I’ve always especially loved the Thousand Palms oasis since it’s so close to Mom and Ray’s house so we went there with some regularity. And it very accessible, with a short hike through the thick oasis vegetation. A few years ago went for a memorable Christmas eve hike on the southern end of the Indio Hills where an oasis is strung thinly for about half a mile. At the end of the oasis we found the damp earth covered in a thin layer of white from all the minerals and sulphur in the water. Mom and I marveled at the desert snow and proclaimed a White Christmas for 2018!
So this year the four of us walked through the main oasis near the Thousand Palms visitor center and continued up Squaw Hill to take in the views of the surrounding hills and the green strip of palm oasis below us. I did this same hike with Erik during his summer visit in 2019 — thankfully he made it to California to visit Mom since it was the last time they were together. It was hella hot that day, but Erik and I really don’t mind the heat so we sweat our way up the short ascent with no complaints.
I’ve always collected rocks on my travels for as long as I can remember.
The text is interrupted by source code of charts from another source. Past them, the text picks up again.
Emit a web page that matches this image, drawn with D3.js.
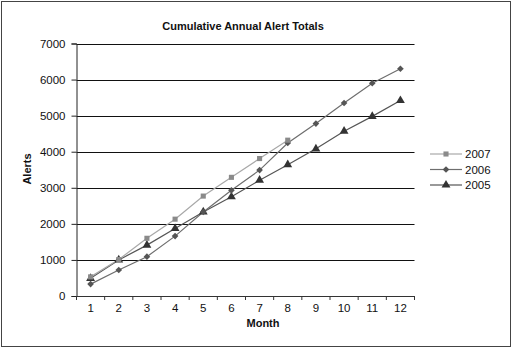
<!DOCTYPE html>
<html>
<head>
<meta charset="utf-8">
<script src="https://cdn.jsdelivr.net/npm/d3@7"></script>
<style>
  html, body { margin: 0; padding: 0; background: #fff; }
  svg { display: block; font-family: "Liberation Sans", Arial, sans-serif; }
</style>
</head>
<body>
<svg id="chart" width="512" height="348"></svg>
<script>
// Cumulative alerts by month, one series per year
const months = [1, 2, 3, 4, 5, 6, 7, 8, 9, 10, 11, 12];
const alerts2007 = [530, 1010, 1600, 2130, 2770, 3290, 3810, 4320];
const alerts2006 = [330, 720, 1090, 1660, 2330, 2930, 3490, 4240, 4780, 5350, 5900, 6300];
const alerts2005 = [490, 1000, 1410, 1870, 2330, 2750, 3210, 3640, 4080, 4570, 4980, 5420];
const yTicks = [0, 1000, 2000, 3000, 4000, 5000, 6000, 7000];
const seriesNames = ["2007", "2006", "2005"];

const svg = d3.select("#chart");

// frame around the whole chart
svg.append("rect")
  .attr("x", 1.5).attr("y", 1.5).attr("width", 509).attr("height", 345)
  .attr("fill", "#fff").attr("stroke", "#444").attr("stroke-width", 1);

const plot = { left: 76.5, right: 414.5, top: 43.5, bottom: 296 };

const x = d3.scaleBand().domain(months).range([plot.left, plot.right]);
const y = d3.scaleLinear().domain([0, 7000]).range([plot.bottom, plot.top]);
const cx = m => x(m) + x.bandwidth() / 2;

// horizontal gridlines
svg.append("g").selectAll("line")
  .data(yTicks.filter(t => t > 0))
  .join("line")
  .attr("x1", plot.left).attr("x2", plot.right)
  .attr("y1", d => Math.round(y(d)) + 0.5).attr("y2", d => Math.round(y(d)) + 0.5)
  .attr("stroke", "#111").attr("stroke-width", 1.2);

// y axis
const yAxis = svg.append("g")
  .attr("transform", `translate(${plot.left},0)`)
  .call(d3.axisLeft(y).tickValues(yTicks).tickSize(5).tickPadding(6).tickFormat(d3.format("d")));
yAxis.select(".domain").attr("stroke", "#222");
yAxis.selectAll(".tick line").attr("stroke", "#222");
yAxis.selectAll(".tick text").attr("font-size", 11.5).attr("fill", "#111")
  .attr("font-family", "Liberation Sans, Arial, sans-serif");

// x axis with ticks between categories
const xAxis = svg.append("g")
  .attr("transform", `translate(0,${plot.bottom})`)
  .call(d3.axisBottom(x).tickSize(0).tickPadding(8));
xAxis.select(".domain").attr("stroke", "#333");
xAxis.selectAll(".tick text").attr("font-size", 11.5).attr("fill", "#111")
  .attr("font-family", "Liberation Sans, Arial, sans-serif");
xAxis.selectAll("line.sep")
  .data(months.concat([13]))
  .join("line").attr("class", "sep")
  .attr("x1", d => d <= 12 ? x(d) : plot.right)
  .attr("x2", d => d <= 12 ? x(d) : plot.right)
  .attr("y1", 0).attr("y2", 4)
  .attr("stroke", "#333");

// series (diamond = square turned 45 degrees)
const series = [
  { name: "2007", values: alerts2007, line: "#a8a8a8", mark: "#8a8a8a", symbol: d3.symbolSquare, size: 26, rot: 0 },
  { name: "2006", values: alerts2006, line: "#6e6e6e", mark: "#555", symbol: d3.symbolSquare, size: 22, rot: 45 },
  { name: "2005", values: alerts2005, line: "#555", mark: "#333", symbol: d3.symbolTriangle, size: 34, rot: 0 }
];

const line = d3.line().x((d, i) => cx(months[i])).y(d => y(d));

series.slice().reverse().forEach(s => {
  svg.append("path")
    .datum(s.values)
    .attr("d", line)
    .attr("fill", "none")
    .attr("stroke", s.line)
    .attr("stroke-width", 1.2);
});
series.slice().reverse().forEach(s => {
  svg.append("g").selectAll("path")
    .data(s.values)
    .join("path")
    .attr("transform", (d, i) => `translate(${cx(months[i])},${y(d)}) rotate(${s.rot})`)
    .attr("d", d3.symbol().type(s.symbol).size(s.size))
    .attr("fill", s.mark);
});

// legend
const legend = svg.append("g");
series.forEach((s, i) => {
  const ly = 154 + i * 15.5;
  legend.append("line")
    .attr("x1", 430).attr("x2", 462).attr("y1", ly).attr("y2", ly)
    .attr("stroke", s.line).attr("stroke-width", 1.2);
  legend.append("path")
    .attr("transform", `translate(446,${ly}) rotate(${s.rot})`)
    .attr("d", d3.symbol().type(s.symbol).size(s.size))
    .attr("fill", s.mark);
  legend.append("text")
    .attr("x", 465).attr("y", ly + 4)
    .attr("font-size", 11.5).attr("fill", "#111")
    .text(seriesNames[i]);
});

// titles
svg.append("text")
  .attr("x", 243).attr("y", 30)
  .attr("text-anchor", "middle")
  .attr("font-size", 11).attr("font-weight", "bold").attr("fill", "#111")
  .text("Cumulative Annual Alert Totals");

svg.append("text")
  .attr("transform", "translate(31,169) rotate(-90)")
  .attr("text-anchor", "middle")
  .attr("font-size", 11).attr("font-weight", "bold").attr("fill", "#111")
  .text("Alerts");

svg.append("text")
  .attr("x", 263).attr("y", 327)
  .attr("text-anchor", "middle")
  .attr("font-size", 11).attr("font-weight", "bold").attr("fill", "#111")
  .text("Month");
</script>
</body>
</html>
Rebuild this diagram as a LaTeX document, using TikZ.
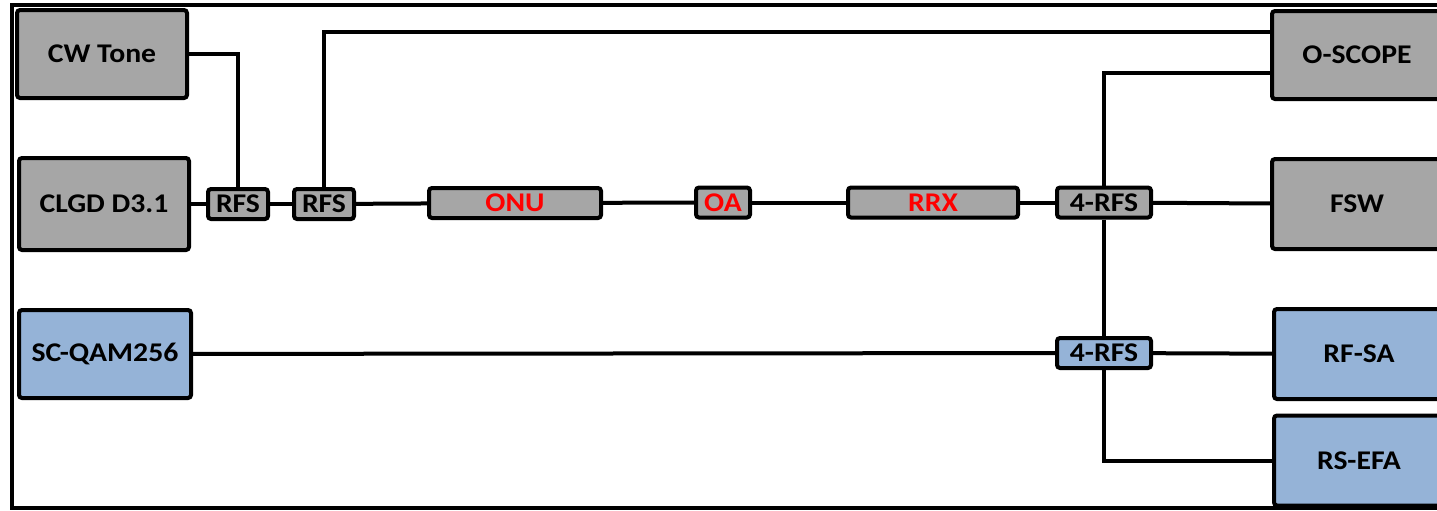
\documentclass[tikz,border=0pt]{standalone}
\usepackage{fontspec}
\setmainfont[FakeStretch=1.1]{Carlito}
\usetikzlibrary{positioning}

\definecolor{boxgray}{HTML}{A6A6A6}
\definecolor{boxblue}{HTML}{95B3D7}

\tikzset{
    unit/.style={draw, line width=2pt, rounded corners=1.5pt, inner sep=0pt,
        font=\fontsize{13.5}{15}\selectfont\bfseries, text=black},
    bigbox/.style={unit, minimum width=85pt, minimum height=44pt},
    smallbox/.style={unit, minimum height=15pt},
    grayfill/.style={fill=boxgray},
    bluefill/.style={fill=boxblue},
    redtext/.style={text=red},
    wire/.style={line width=2pt}
}

\begin{document}
\begin{tikzpicture}[x=0.5pt, y=-0.5pt]

    \useasboundingbox (0,0) rectangle (1437,510);
    \clip (0,0) rectangle (1437,510);

    % Frame
    \draw[line width=1.6pt] (12,5) rectangle (1460,508);

    % Sources
    \node[bigbox, grayfill] (cw) at (102,54) {CW Tone};
    \node[bigbox, grayfill, minimum height=46pt] (clgd) at (104,204) {CLGD D3.1};
    \node[bigbox, bluefill, minimum width=86pt] (scqam) at (105,354) {SC-QAM256};

    % Combiners and optical link
    \node[smallbox, grayfill, minimum width=30pt] (rfsA) at (238,204) {RFS};
    \node[smallbox, grayfill, minimum width=30pt] (rfsB) at (324,204) {RFS};
    \node[smallbox, grayfill, redtext, minimum width=86pt] (onu) at (515,203) {ONU};
    \node[smallbox, grayfill, redtext, minimum width=27pt] (oa) at (723,202.5) {OA};
    \node[smallbox, grayfill, redtext, minimum width=85pt] (rrx) at (933,202.5) {RRX};
    \node[smallbox, grayfill, minimum width=47pt] (fourA) at (1104,202.5) {4-RFS};
    \node[smallbox, bluefill, minimum width=47pt] (fourB) at (1104,353) {4-RFS};

    % Instruments
    \node[bigbox, grayfill] (scope) at (1357,55) {O-SCOPE};
    \node[bigbox, grayfill, minimum height=45pt] (fsw) at (1357,204) {FSW};
    \node[bigbox, bluefill, minimum height=45pt] (rfsa) at (1359,354) {RF-SA};
    \node[bigbox, bluefill, minimum height=45pt] (rsefa) at (1359,460.5) {RS-EFA};

    % Wiring
    \draw[wire] (cw.east) -| (rfsA.north);
    \draw[wire] (clgd) -- (rfsA);
    \draw[wire] (rfsA) -- (rfsB);
    \draw[wire] (rfsB.north) |- ([yshift=11.5pt]scope.west);
    \draw[wire] (rfsB) -- (onu);
    \draw[wire] (onu) -- (oa);
    \draw[wire] (oa) -- (rrx);
    \draw[wire] (rrx) -- (fourA);
    \draw[wire] (fourA) -- (fsw);
    \draw[wire] (fourA.north) |- ([yshift=-9pt]scope.west);
    \draw[wire] (fourA) -- (fourB);
    \draw[wire] (scqam) -- (fourB);
    \draw[wire] (fourB) -- (rfsa);
    \draw[wire] (fourB.south) |- (rsefa.west);

\end{tikzpicture}
\end{document}
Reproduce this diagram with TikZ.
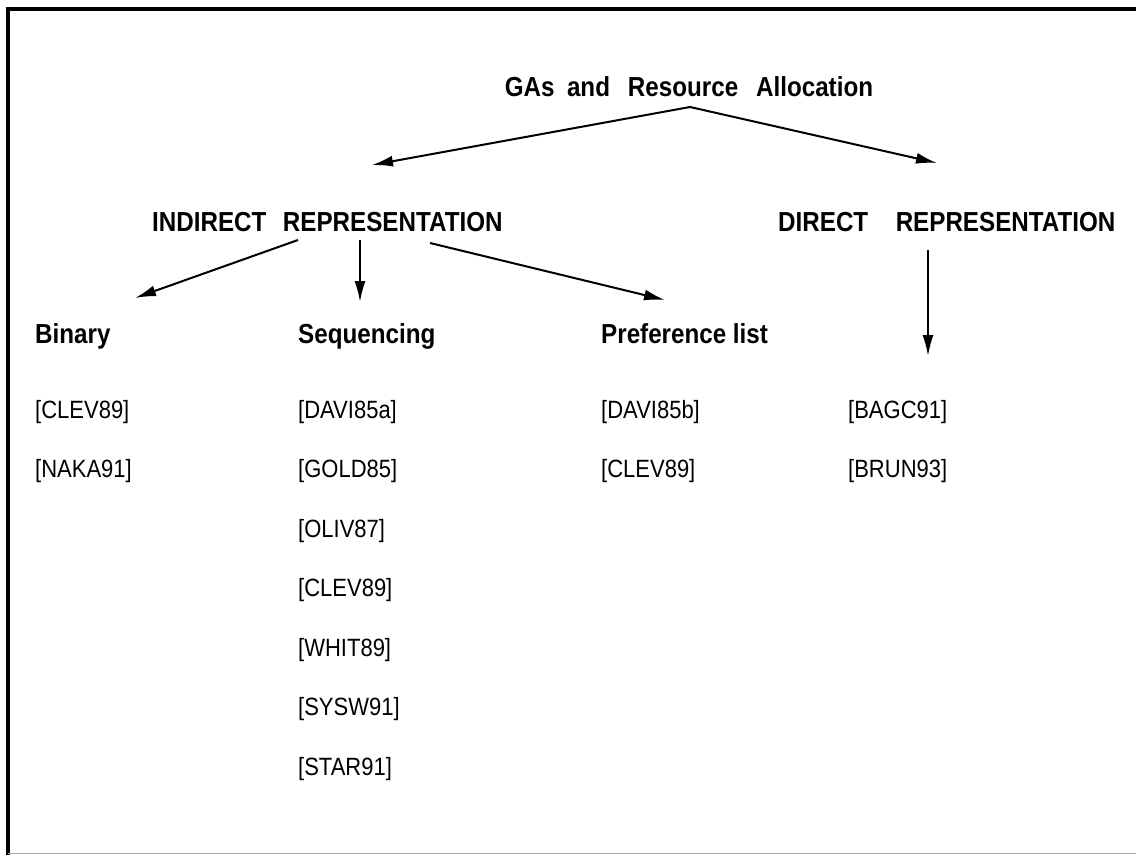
\documentclass[tikz,border=0pt]{standalone}
\usepackage{fontspec}
\setmainfont{Liberation Sans}[FakeStretch=0.88]
\usetikzlibrary{arrows.meta}
\begin{document}
\begin{tikzpicture}[x=1pt,y=-1pt,
  head/.style={font=\fontsize{27.5}{30}\selectfont\bfseries, inner sep=0pt, anchor=base west},
  ref/.style={font=\fontsize{25}{28}\selectfont, inner sep=0pt, anchor=base west},
  conn/.style={line width=2pt, -{Latex[length=21pt,width=11pt]}}]
\useasboundingbox (0,0) rectangle (1136,855);
% frame
\draw[line width=4pt] (7.5,855) -- (7.5,9) -- (1136,9);
\draw[gray!70, line width=1.5pt] (7.5,853.5) -- (1136,853.5);

% headings
\node[head, anchor=base] (root) at (689,96) {GAs\hspace{0.45em}and\hspace{0.65em}Resource\hspace{0.65em}Allocation};
\node[head] (ind) at (152,231) {INDIRECT\hspace{0.6em}REPRESENTATION};
\node[head] (dir) at (778,231) {DIRECT\hspace{1em}REPRESENTATION};
\node[head] (bin) at (35,343) {Binary};
\node[head] (seq) at (298,343) {Sequencing};
\node[head] (pref) at (601,343) {Preference list};

% references
\node[ref] (b1) at (35,418) {[CLEV89]};
\node[ref] (b2) at (35,477.5) {[NAKA91]};
\node[ref] (s1) at (298,418) {[DAVI85a]};
\node[ref] (s2) at (298,477.5) {[GOLD85]};
\node[ref] (s3) at (298,537) {[OLIV87]};
\node[ref] (s4) at (298,596.5) {[CLEV89]};
\node[ref] (s5) at (298,656) {[WHIT89]};
\node[ref] (s6) at (298,715.5) {[SYSW91]};
\node[ref] (s7) at (298,775) {[STAR91]};
\node[ref] (p1) at (601,418) {[DAVI85b]};
\node[ref] (p2) at (601,477.5) {[CLEV89]};
\node[ref] (d1) at (848,418) {[BAGC91]};
\node[ref] (d2) at (848,477.5) {[BRUN93]};

% connector end points
\coordinate (rootfoot) at (690,107);
\coordinate (indtip) at (372,165);
\coordinate (dirtip) at (937,163);
\coordinate (indL) at (298,240);
\coordinate (indM) at (360,240);
\coordinate (indR) at (430,243);
\coordinate (bintip) at (135,298);
\coordinate (seqtip) at (360,302);
\coordinate (preftip) at (665,300);
\coordinate (dirfoot) at (928,250);
\coordinate (dirlist) at (928,356);

% connectors
\draw[conn] (rootfoot) -- (indtip);
\draw[conn] (rootfoot) -- (dirtip);
\draw[conn] (indL) -- (bintip);
\draw[conn] (indM) -- (seqtip);
\draw[conn] (indR) -- (preftip);
\draw[conn] (dirfoot) -- (dirlist);
\end{tikzpicture}
\end{document}
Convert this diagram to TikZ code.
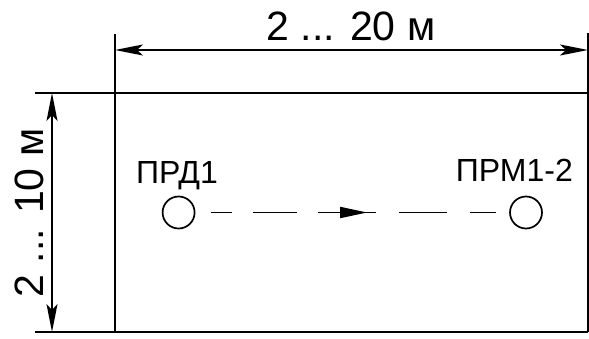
\documentclass[tikz,border=0pt]{standalone}
\usepackage{fontspec}
\setmainfont{Liberation Sans}
\usetikzlibrary{arrows.meta,decorations.markings}
\begin{document}
\begin{tikzpicture}[x=1pt,y=1pt,
  frameline/.style={line width=2pt},
  dimline/.style={line width=1.7pt,{Stealth[length=28pt,width=11pt,inset=6pt]}-{Stealth[length=28pt,width=11pt,inset=6pt]}},
  bigtext/.style={font=\fontsize{41}{48}\selectfont,inner sep=0pt},
  lbltext/.style={font=\fontsize{32}{36}\selectfont,inner sep=0pt},
  station/.style={circle,draw,line width=1.7pt,minimum size=32pt,inner sep=0pt},
  link/.style={line width=1.8pt,
    dash pattern=on 0pt off 15.5pt on 21pt off 21pt on 44.3pt off 21pt on 58pt off 23pt on 48pt off 23pt on 26pt off 20pt,
    postaction={decorate,decoration={markings,mark=at position 171.7pt with {\arrow{Triangle[length=27pt,width=11pt]}}}}}
]
\useasboundingbox (0,0) rectangle (589,338);
% frame (y = 338 - ypx)
\coordinate (tl) at (115,245);
\coordinate (tr) at (588,245);
\coordinate (bl) at (115,6);
\coordinate (br) at (588,6);
\coordinate (tlext) at (35,245);
\coordinate (blext) at (35,6);
\coordinate (tlup) at (115,304);
\coordinate (trup) at (588,305);
\draw[frameline] (tlext) -- (tr);
\draw[frameline] (blext) -- (br);
\draw[frameline] (tlup) -- (bl);
\draw[frameline] (trup) -- (br);
% dimensions
\coordinate (dh1) at (115,288);
\coordinate (dh2) at (588,288);
\draw[dimline] (dh1) -- (dh2);
\node[bigtext,anchor=base] (hlab) at (351,297) {2 ... 20 м};
\coordinate (dv1) at (52,245);
\coordinate (dv2) at (52,6);
\draw[dimline] (dv1) -- (dv2);
\node[bigtext,anchor=base,rotate=90] (vlab) at (43,125) {2 ... 10 м};
% stations
\node[station] (prd) at (178.6,125.5) {};
\node[station] (prm) at (526,125.5) {};
\node[lbltext,anchor=base west] (prdlab) at (136,155) {ПРД1};
\node[lbltext,anchor=base east] (prmlab) at (573,156.3) {ПРМ1-2};
\draw[link] (prd) -- (prm);
\end{tikzpicture}
\end{document}
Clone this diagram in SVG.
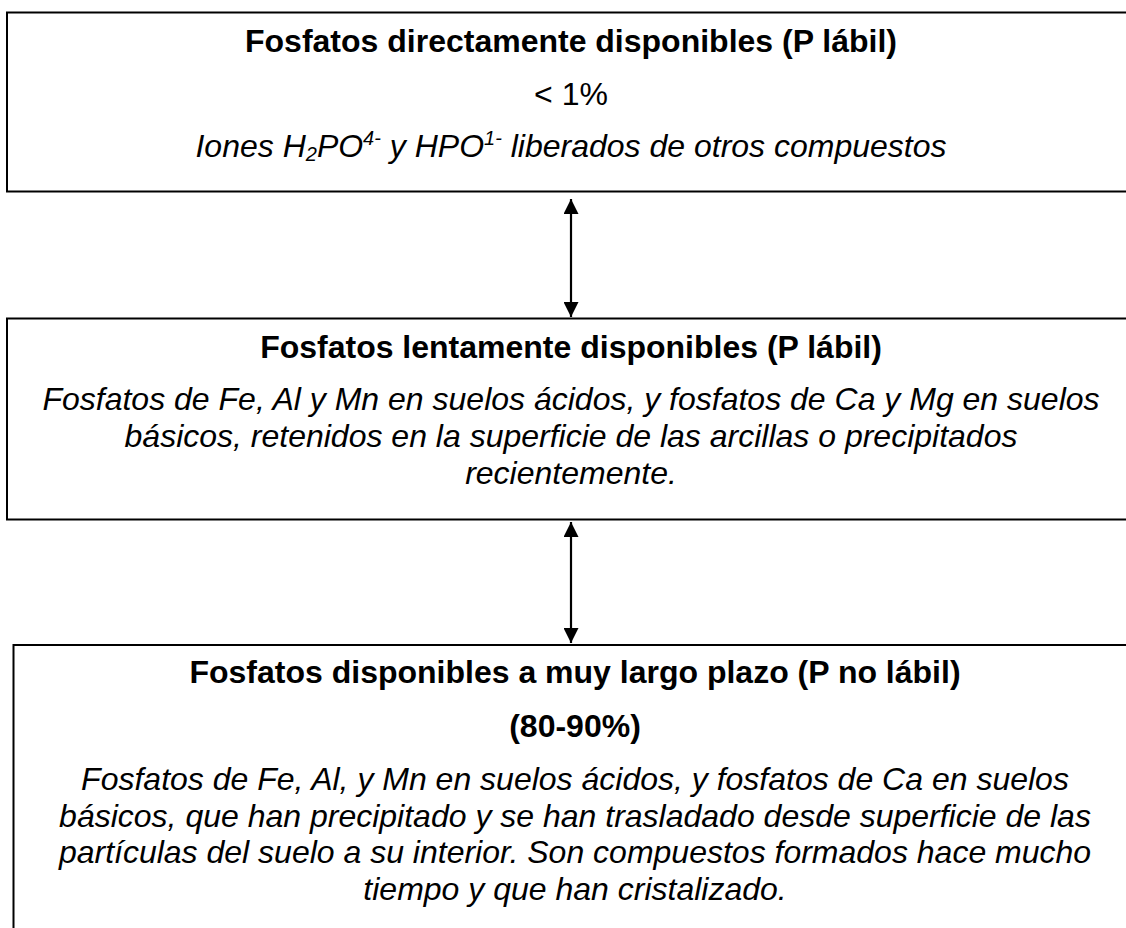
<svg xmlns="http://www.w3.org/2000/svg" width="1126" height="928" viewBox="0 0 1126 928">
<style>
.box{fill:#fff;stroke:#000;stroke-width:2}
.t{font-family:"Liberation Sans",Arial,sans-serif;font-size:32px;fill:#000;text-anchor:middle}
.b{font-weight:bold}
.i{font-style:italic}
.conn{stroke:#000;stroke-width:2.2;fill:none}
</style>
<defs>
<marker id="ah" viewBox="0 0 10 10" refX="10" refY="5" markerWidth="15" markerHeight="15" markerUnits="userSpaceOnUse" orient="auto-start-reverse">
<path d="M0,0 L10,5 L0,10 Z" fill="#000"/>
</marker>
</defs>
<rect width="1126" height="928" fill="#fff"/>
<g id="node1">
<rect class="box" x="7" y="12.5" width="1130" height="179"/>
<text class="t b" x="571" y="52">Fosfatos directamente disponibles (P lábil)</text>
<text class="t" x="571" y="105">&lt; 1%</text>
<text class="t i" x="571" y="157">Iones H<tspan font-size="20" dy="4">2</tspan><tspan dy="-4">PO</tspan><tspan font-size="20" dy="-12">4-</tspan><tspan dy="12"> y HPO</tspan><tspan font-size="20" dy="-12">1-</tspan><tspan dy="12"> liberados de otros compuestos</tspan></text>
</g>
<g id="node2">
<rect class="box" x="7" y="318.5" width="1130" height="201"/>
<text class="t b" x="571" y="358">Fosfatos lentamente disponibles (P lábil)</text>
<text class="t i" x="571" y="410">Fosfatos de Fe, Al y Mn en suelos ácidos, y fosfatos de Ca y Mg en suelos</text>
<text class="t i" x="571" y="447">básicos, retenidos en la superficie de las arcillas o precipitados</text>
<text class="t i" x="571" y="484">recientemente.</text>
</g>
<g id="node3">
<rect class="box" x="13.5" y="645" width="1130" height="300"/>
<text class="t b" x="575" y="683">Fosfatos disponibles a muy largo plazo (P no lábil)</text>
<text class="t b" x="575" y="737">(80-90%)</text>
<text class="t i" x="575" y="790">Fosfatos de Fe, Al, y Mn en suelos ácidos, y fosfatos de Ca en suelos</text>
<text class="t i" x="575" y="827">básicos, que han precipitado y se han trasladado desde superficie de las</text>
<text class="t i" x="575" y="863">partículas del suelo a su interior. Son compuestos formados hace mucho</text>
<text class="t i" x="575" y="900">tiempo y que han cristalizado.</text>
</g>
<g id="connectors">
<line class="conn" x1="571" y1="199" x2="571" y2="317" marker-start="url(#ah)" marker-end="url(#ah)"/>
<line class="conn" x1="571" y1="522" x2="571" y2="643" marker-start="url(#ah)" marker-end="url(#ah)"/>
</g>
</svg>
Not for any passionate petrological reasons but to me a portable and intriguing stone that captures a place it’s a great memento. I’ve always picked up a stone or two on significant travels, especially if just the right specimen caught my eye:
- My first trips to the West Coast and the magnificent Pacific beaches yielded wonderful shapes and colorful conglomerations of igneous rocks formed from cooled magma.
- In the Western deserts I encountered geodes and sparkly mica.
- In South America I brought home crystallized salt and black lava and ochre sandstone pebbles.
- In Europe I collected level slate from the tops of mountains and smooth river stones from our long-distance rambles in the United Kingdom.
- In Africa I acquired fossils and quartz and basalts.
- Closer to home, in New England I’d regularly pick up “lucky” black granite with intersecting white stripes — talismans to keep me safe during a hike.
Sometimes these stones would be placed on my nightstand, window sills or a coffee table for a few months as a reminder of my geographical wanderings. Or sit forgotten in my backpack pocket until found when packing for my next trip. And eventually all would end up in a bowl somewhere tucked out of the way, the stones of many trips mixed together and their origins forgotten — a mini cairn, a collection of my geographical encounters.
These six stones from near my mother’s final home connect me to the good memories I have there, with her. Strewn together and seen from afar, these rocks compose the brown desert floor — scratchy and dull and uninviting.
But on closer inspection beauty emerges: one sparkles with gold, another shimmers like snowy ice, a third constitutes an exquisite embrace between the whitest salt and the blackest pepper, a final one glows translucent in the sun like frosted glass. The mineral richness, the geological diversity, the deep complexity in composition — each a unique marvel considering the accidental and precious chemistry involved in its formation.
Sacred stones. Everlasting and inanimate in ways we humans are not. An expression of earth’s awesome natural power and a token of her timelessness.